China’s Construction of an Alternative Financial System
Project leader: Johannes Petry, Goethe University Frankfurt
Finance has always been a core foundation of empires. Especially since the capitalist era, control over capital flows, currency regimes, and financial institutions has enabled empires to extract value and entrench long-term economic dependencies. Since the collapse of Bretton Woods, the global financial system has historically been dominated by American financial institutions.

However, China has also become a key node within the global financial system. In recent decades, scholars have therefore devoted increasing attention to China’s rise within global finance—from identifying China’s different state-market configurations, to understanding its controlled financial opening and internationalization within a neoliberal, US-dominated global financial order. Recent geoeconomic shifts—most notably the strategic weaponization of financial interdependencies by the United States—have catalyzed a radical transformation, creating new fault lines and raising important questions about China’s future role in global finance. While in the past, we have observed China’s (controlled) integration into a neoliberal, US-dominated global financial system, this project focuses on the subsequent shift in China’s global financial practices—notably its construction of a Sinocentric financial system as part of its larger project of empire building.
The project thus analyzes this transformative phase by addressing three interlinked questions:
- Why is China creating a parallel financial system (learning)?
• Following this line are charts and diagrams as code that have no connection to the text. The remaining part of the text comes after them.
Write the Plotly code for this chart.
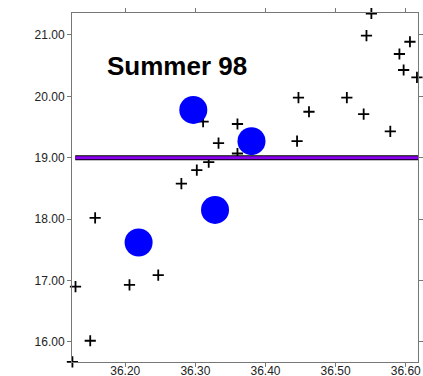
import plotly.graph_objects as go

cross_x = [36.1246, 36.129, 36.150, 36.157, 36.206, 36.247, 36.280, 36.302, 36.319, 36.311,
           36.333, 36.360, 36.360, 36.447, 36.445, 36.462, 36.516, 36.540, 36.544, 36.551,
           36.578, 36.591, 36.597, 36.606, 36.616]
cross_y = [15.676, 16.90, 16.02, 18.02, 16.93, 17.09, 18.58, 18.80, 18.93, 19.59,
           19.24, 19.55, 19.07, 19.98, 19.27, 19.75, 19.98, 19.71, 20.99, 21.35,
           19.43, 20.69, 20.43, 20.89, 20.31]

circle_x = [36.297, 36.380, 36.219, 36.328]
circle_y = [19.78, 19.27, 17.62, 18.15]

line_x = [36.1286, 36.6207]
line_y = [19.0, 19.0]

title_text = "Summer 98"
x_ticks = [36.20, 36.30, 36.40, 36.50, 36.60]
y_ticks = [16.0, 17.0, 18.0, 19.0, 20.0, 21.0]

fig = go.Figure()
fig.add_trace(go.Scatter(x=cross_x, y=cross_y, mode="markers", cliponaxis=False,
                         marker=dict(symbol="cross-thin", size=8, color="black",
                                     line=dict(width=1.8, color="black"))))
fig.add_trace(go.Scatter(x=line_x, y=line_y, mode="lines",
                         line=dict(color="black", width=5)))
fig.add_trace(go.Scatter(x=line_x, y=line_y, mode="lines",
                         line=dict(color="#8800ee", width=3)))
fig.add_trace(go.Scatter(x=circle_x, y=circle_y, mode="markers", cliponaxis=False,
                         marker=dict(symbol="circle", size=28, color="#0000ff",
                                     line=dict(width=0))))

fig.add_annotation(x=36.2735, y=20.49, xref="x", yref="y", text="<b>" + title_text + "</b>",
                   showarrow=False, font=dict(family="Liberation Sans", size=26, color="black"),
                   xanchor="center", yanchor="middle")

axis_common = dict(showgrid=False, zeroline=False, showline=True, linecolor="#777777",
                   linewidth=1, mirror="ticks", ticks="outside",
                   tickcolor="#777777", tickformat=".2f", automargin=False,
                   tickfont=dict(family="Liberation Sans", size=12, color="#222222"))
fig.update_xaxes(range=[36.124, 36.6175], tickvals=x_ticks, ticklen=4,
                 ticklabelstandoff=-6, **axis_common)
fig.update_yaxes(range=[15.674, 21.358], tickvals=y_ticks, ticklen=4, **axis_common)

fig.update_layout(width=423, height=376, showlegend=False,
                  margin=dict(l=72, r=5, t=13, b=14),
                  plot_bgcolor="white", paper_bgcolor="white")
fig.write_html("out.html")
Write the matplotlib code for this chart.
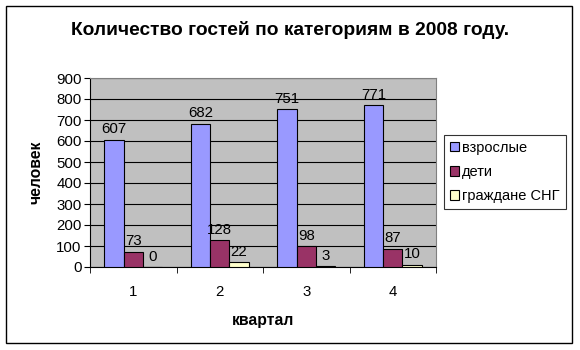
import matplotlib.pyplot as plt
import numpy as np
from matplotlib.patches import Rectangle

plt.rcParams['font.family'] = ['Liberation Sans', 'DejaVu Sans']

quarters = ['1', '2', '3', '4']
series = ['взрослые', 'дети', 'граждане СНГ']
adults = [607, 682, 751, 771]
children = [73, 128, 98, 87]
cis = [0, 22, 3, 10]
colors = ['#9999FF', '#993366', '#FFFFCC']

fig = plt.figure(figsize=(5.8, 3.5), dpi=100)
fig.patches.append(Rectangle((6/580, 7/350), 566/580, 337/350, transform=fig.transFigure,
                             fill=False, edgecolor='black', linewidth=1.0))
ax = fig.add_axes([90/580, 1 - 267/350, 346/580, 189/350])
ax.set_facecolor('#C0C0C0')

x = np.arange(len(quarters))
w = 0.222
for i, (vals, name, c) in enumerate(zip([adults, children, cis], series, colors)):
    bars = ax.bar(x + (i - 1) * w, vals, w, color=c, edgecolor='black', linewidth=0.8,
                  label=name, zorder=3)
    for b, v in zip(bars, vals):
        ax.annotate(f'{v}', xy=(b.get_x() + b.get_width() / 2, v), xytext=(0, 2.5),
                    textcoords='offset points', ha='center', va='bottom', fontsize=10.8)

ax.set_xlim(-0.5, len(quarters) - 0.5)
ax.set_ylim(0, 900)
ax.set_yticks(np.arange(0, 901, 100))
ax.yaxis.grid(True, color='black', linewidth=0.8, zorder=0)
ax.set_axisbelow(True)
ax.set_xticks(x)
ax.set_xticklabels(quarters, fontsize=10.8)
ax.set_xticks(np.arange(-0.5, len(quarters)), minor=True)
ax.tick_params(axis='x', which='major', length=0, pad=13)
ax.tick_params(axis='x', which='minor', length=4, direction='out')
ax.tick_params(axis='y', length=4, direction='out', labelsize=10.8, pad=2)
for s in ['top', 'right']:
    ax.spines[s].set_color('#808080')
for s in ['left', 'bottom']:
    ax.spines[s].set_color('black')

ax.set_xlabel('квартал', fontsize=11.3, fontweight='bold', labelpad=10)
ax.set_ylabel('человек', fontsize=11.3, fontweight='bold', labelpad=9)
fig.text(0.5, 1 - 30/350, 'Количество гостей по категориям в 2008 году.', ha='center',
         va='center', fontsize=13.8, fontweight='bold')

leg = fig.legend(loc='upper left', bbox_to_anchor=(444/580, 1 - 135/350), fontsize=10.5,
                 frameon=True, fancybox=False, edgecolor='black', borderaxespad=0,
                 handlelength=0.6, handleheight=0.6, handletextpad=0.25, labelspacing=0.7,
                 borderpad=0.4)
leg.get_frame().set_linewidth(0.8)

fig.savefig('out.png', dpi=100)
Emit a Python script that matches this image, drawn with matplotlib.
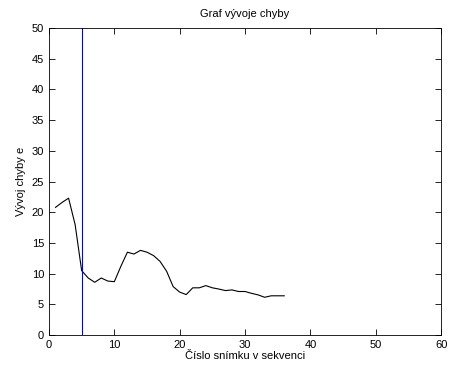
import matplotlib
matplotlib.use("Agg")
import matplotlib.pyplot as plt

snimek = list(range(1, 37))
chyba = [20.8, 21.6, 22.3, 18.0, 10.5, 9.3, 8.6, 9.3, 8.8, 8.7,
         11.2, 13.5, 13.2, 13.8, 13.5, 12.95, 12.0, 10.4, 7.9, 7.0,
         6.6, 7.7, 7.7, 8.06, 7.7, 7.5, 7.25, 7.36, 7.1, 7.1,
         6.8, 6.55, 6.16, 6.4, 6.4, 6.4]
hranice = 5

plt.rcParams['font.family'] = ['Liberation Sans', 'DejaVu Sans']
plt.rcParams['font.size'] = 8

fig = plt.figure(figsize=(4.51, 3.74), dpi=100)
ax = fig.add_axes([0.1086, 0.104, 0.8694, 0.821])
ax.plot(snimek, chyba, color="black", linewidth=0.8)
ax.axvline(hranice, color="#0000ff", linewidth=0.8)
ax.set_xlim(0, 60)
ax.set_ylim(0, 50)
ax.set_xticks(range(0, 61, 10))
ax.set_yticks(range(0, 51, 5))
ax.tick_params(direction="in", top=True, right=True, length=4, width=0.6, labelsize=8)
for s in ax.spines.values():
    s.set_linewidth(0.6)
ax.set_title("Graf vývoje chyby", fontsize=8, pad=8)
ax.set_xlabel("Číslo snímku v sekvenci", labelpad=1)
ax.set_ylabel("Vývoj chyby e", labelpad=4)
fig.savefig("out.png", dpi=100)
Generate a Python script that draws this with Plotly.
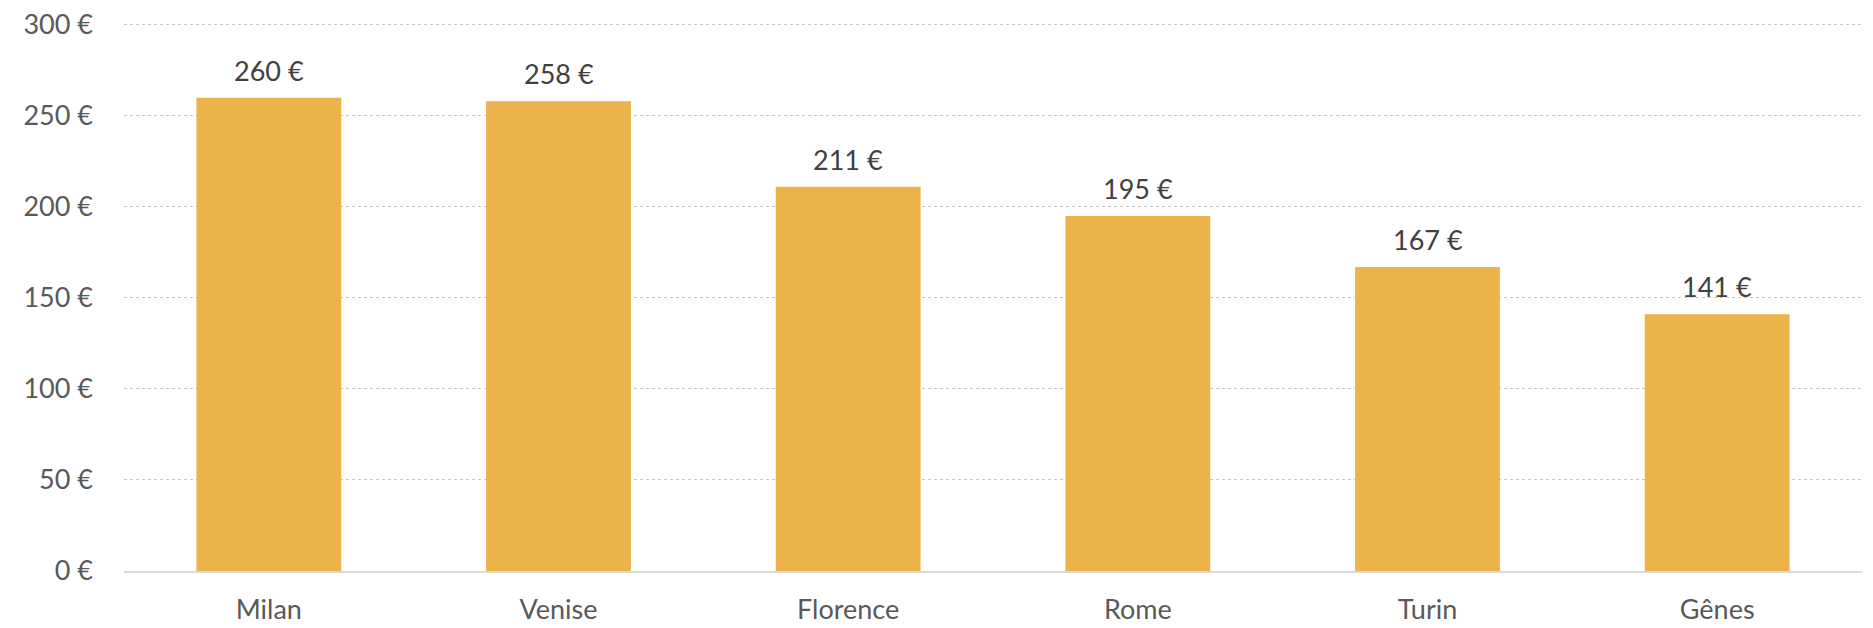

- How is it doing this (practices)?
- And what implications do these shifts have for global patterns of autonomy and dependence (outcomes)?
The project therefore aims to understand policy learning processes in China’s financial policymaking, to investigate the creation of intermediaries and infrastructure control as imperial practices, and to analyze the implications of all this for global patterns of financial autonomy and dependence. Specifically, the project focuses on two interlinked policies that seek to create crucial preconditions for a financial empire—China’s efforts to gain pricing power in commodity markets and its endeavor to support the internationalization of Chinese capital.

The project draws on a multi-method design that combines descriptive statistics, policy document analysis, fieldwork, and several case studies (Shanghai, Beijing, Hong Kong, Singapore, Abu Dhabi, London, Chicago, New York) to explore the potential emergence of an alternative Sinocentric network of financial flows, actors, and markets within the broader process of empire building.